Flip. This flips that. A flipped the other thing. Flipping a red state. If you're not talking about Flip Wison then put a lid on it.

----------


## AuntShecky

"Swap out" for "substitute."

----------


## MANICHAEAN

"Its all about perceptions." (My boss). = "Lie like a bastard."

----------


## Pompey Bum

> "Its all about perceptions." (My boss). = "Lie like a bastard."


Related: "What's the message?" (also anything about dog whistling) = "Thought criminals are guilty if we say they are."

----------


## AuntShecky

"Radio silence" for lack of communication. 

And the word "further" is used for both "farther" and "further."

----------


## Secret III

There's times when I can't stand a word because someone infamous has fouled it up. So it isn't always necessarily the meaning of the word or phoenetics or sound. Some celebrities try to use rare and unique words to sort of "tag" your memory so that when you hear that word again you "think of them". On the other hand some celebrities overuse a single word or phrase for the same effect.

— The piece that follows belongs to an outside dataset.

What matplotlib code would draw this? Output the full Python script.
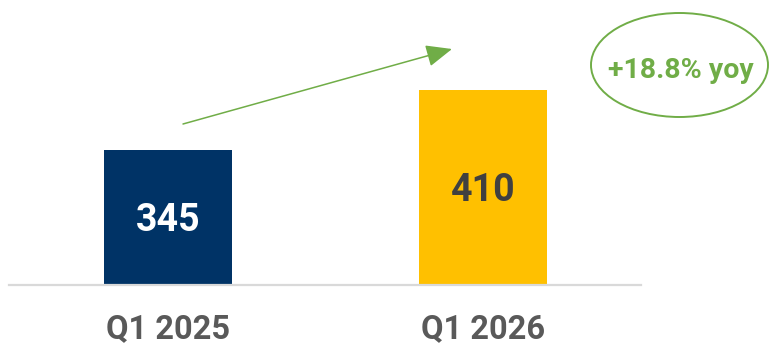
import matplotlib
matplotlib.use("Agg")
import matplotlib.pyplot as plt
from matplotlib.patches import Ellipse, FancyArrowPatch
from matplotlib.transforms import offset_copy

categories = ["Q1 2025", "Q1 2026"]
values = [345, 410]
bar_colors = ["#003366", "#FFC000"]
value_colors = ["#FFFFFF", "#404040"]
growth_label = "+18.8% yoy"

W, H = 771, 344
fig = plt.figure(figsize=(W / 100, H / 100), dpi=100)
fig.patch.set_facecolor("white")

# axes in pixel geometry
ax_left, ax_right, ax_bottom, ax_top = 9, 641, 344 - 285, 344
ax = fig.add_axes([ax_left / W, ax_bottom / H, (ax_right - ax_left) / W, (ax_top - ax_bottom) / H])

xs = list(range(len(categories)))
ax.bar(xs, values, width=0.406, color=bar_colors, zorder=2)
ax.set_xlim(-0.5048, 1.5016)
ymin = 199
ax.set_ylim(ymin, ymin + 285 / 0.923)

for s in ["top", "right", "left"]:
    ax.spines[s].set_visible(False)
ax.spines["bottom"].set_color("#d9d9d9")
ax.spines["bottom"].set_linewidth(1.6)
ax.spines["bottom"].set_zorder(3)
ax.set_yticks([])
ax.set_xticks(xs)
ax.set_xticklabels(categories, fontfamily="Roboto", fontweight="bold", fontsize=23.5, color="#595959")
ax.tick_params(axis="x", length=0, pad=20)

tr = offset_copy(ax.transData, fig=fig, x=0, y=-3, units="dots")
for x, v, c in zip(xs, values, value_colors):
    ax.text(x, (ymin + v) / 2, str(v), ha="center", va="center", fontfamily="Roboto",
            fontweight="bold", fontsize=27, color=c, zorder=4, transform=tr)

green = "#70AD47"
arrow = FancyArrowPatch((183 / W, 1 - 124 / H), (452 / W, 1 - 49 / H), transform=fig.transFigure,
                        arrowstyle="-|>,head_length=1.6,head_width=0.68", mutation_scale=10,
                        color=green, lw=1.1, shrinkA=0, shrinkB=0)
fig.patches.append(arrow)

ell = Ellipse((679.5 / W, 1 - 65 / H), 177 / W, 104 / H, transform=fig.transFigure,
              fill=False, edgecolor=green, lw=1.4)
fig.patches.append(ell)
fig.text(681 / W, 1 - 70 / H, growth_label, ha="center", va="center", fontfamily="Roboto",
         fontweight="bold", fontsize=20.5, color=green)

fig.savefig("out.png", dpi=100)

Either way, those words or phrases usually end up being a huge turn off and personally, if I was using the same words or phrases myself I would quit doing so. 

I agree with many of Manichaean's list.

----------


## Pompey Bum

I know what you mean. A while back the Trump haters started calling him "feckless". Okay, fair enough, everyone's got the right to an opinion. But pretty soon the croaking chorus of our political savants began to apply their new SAT word to anyone they didn't like. The problem was that most didn't really know what it meant and typically used it as a synonym for "f---ing" (in its adjectival sense). So Melania became a "feckless c---", Brett Kavanaugh a feckless idiot, etc. I haven't exactly abandoned the word (a few days ago I called John Durbeyfield "Tess' feckless father"), but I'm definitely more spare with the feckless thing. Swearing is so vulgar.

----------


## AuntShecky

Also mispronunciations. Unless you're using the word as a very specific legal term, "reprise" isn't "re-prize;" it's "re-preeze." (No Frank Sinatra fans left anymore?)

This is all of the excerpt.